Article for agregation


(Amar Srivastava) #1

I am just getting started with Elasticsearch 5 and have a question about structuring data and writing a query.

Let’s say you have a movie subscription service with normal and premium memberships.

Here is a sample of data generated by user activity:

  [
      {
        "eventType": "sessionInfo",
        "userType": "premium",
        "sessionGroupID": 1
    },
    {
        "eventType": "mediaPlay",
        "productSKU": "starwars",
        "sessionGroupID": 1,
        "elapsed": 200
    },
    {
        "eventType": "sessionInfo",
        "userType": "premium",
        "sessionGroupID": 2
    },
    {
        "eventType": "mediaPlay",
        "productSKU": "xmen",
        "sessionGroupID": 2,
        "elapsed": 500
    },
    {
        "eventType": "sessionInfo",
        "userType": "normal",
        "sessionGroupID": 3
    },
    {
        "eventType": "mediaPlay",
        "productSKU": "xmen",
        "sessionGroupID": 3,
        "elapsed": 10
    },
    {
        "eventType": "sessionInfo",
        "userType": "normal",
        "sessionGroupID": 4
    },
    {
        "eventType": "mediaPlay",
        "productSKU": "xmen",
        "sessionGroupID": 4,
        "elapsed": 100
    },
    {
        "eventType": "sessionInfo",
        "userType": "normal",
        "sessionGroupID": 5
    },
    {
        "eventType": "mediaPlay",
        "productSKU": "xmen",
        "sessionGroupID": 5,
        "elapsed": 5
    },
    {
        "eventType": "mediaPlay",
        "productSKU": "starwars",
        "sessionGroupID": 5,
        "elapsed": 25
     }
 ]

Question #1:

Given tens of millions of documents total, how would you write a query that totaled the elapsed viewing time of each movie, grouped by userType?

Desired query results:

premium users - total of "elapsed":
    xmen: 500
    starwars: 200

normal users - total of "elapsed":
    xmen: 115
    starwars: 25

Question #2:

If the data is not structured optimally for such a query, what would be the ideal structure?
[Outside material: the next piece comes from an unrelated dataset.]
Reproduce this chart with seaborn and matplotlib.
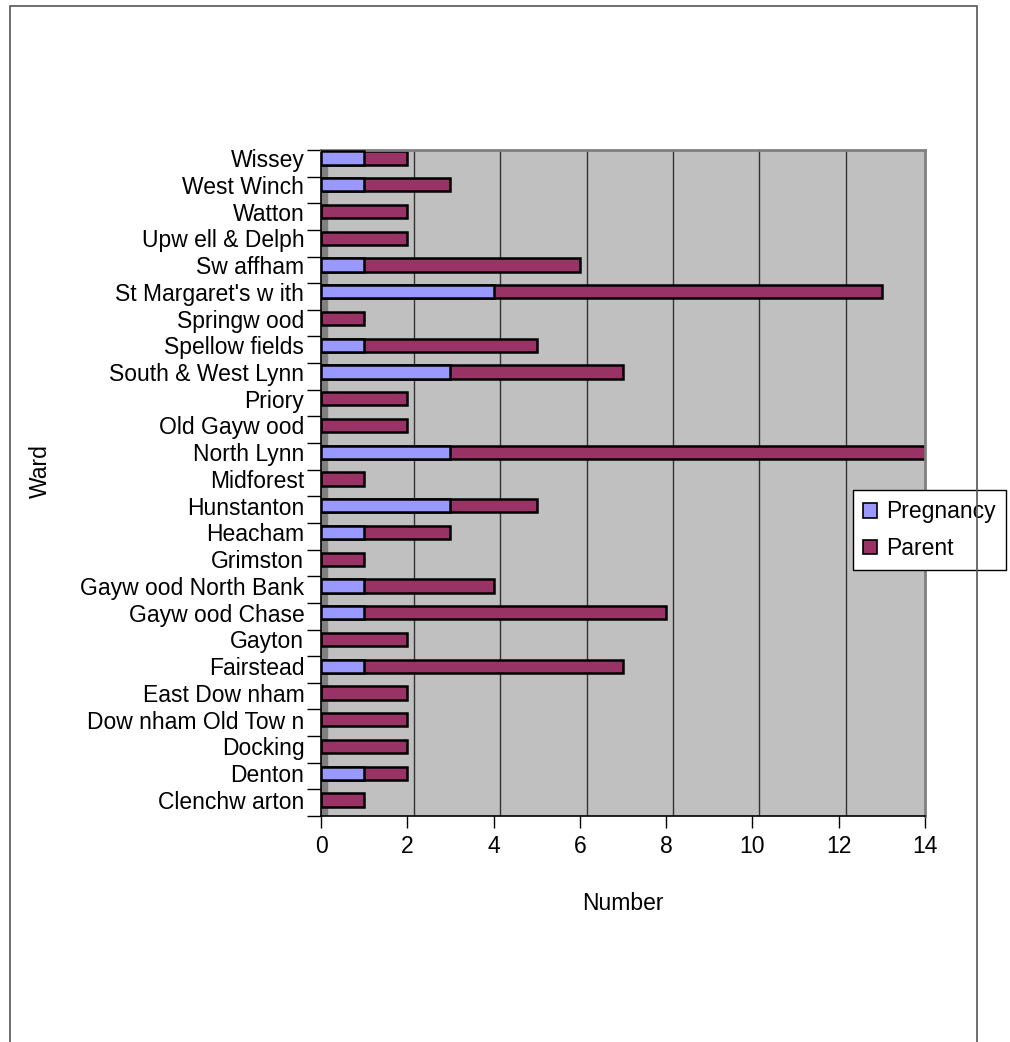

  • For example, would it be better to put the “sessionInfo” documents in a separate Elasticsearch “index” or “type” than the user activity logs?

  • Would it be better to nest the “mediaPlay” events inside the sessionInfo documents?
    Thanks for any and all guidance and advice!


(Makoto Nozawa) #2

Hi,

I would add the userType field to the mediaPlay document (it means data denormalization).
Then, I query like this.

GET INDEX_NAME/_search
{
  "query": {
    "match_all": {}
  },
  "size": 0,
  "aggs": {
    "user_type_bucket": {
      "terms": {
        "field": "userType"
      },
      "aggs": {
        "product_bucket": {
          "terms": {
            "field": "productSKU"
          },
          "aggs": {
            "total_elapsed": {
              "sum": {
                "field": "elapsed"
              }
            }
          }
        }
      }
    }
  }
}

In addition, this page may helps you.
https://www.elastic.co/guide/en/elasticsearch/guide/current/relations.html


(system) #3

This topic was automatically closed 28 days after the last reply. New replies are no longer allowed.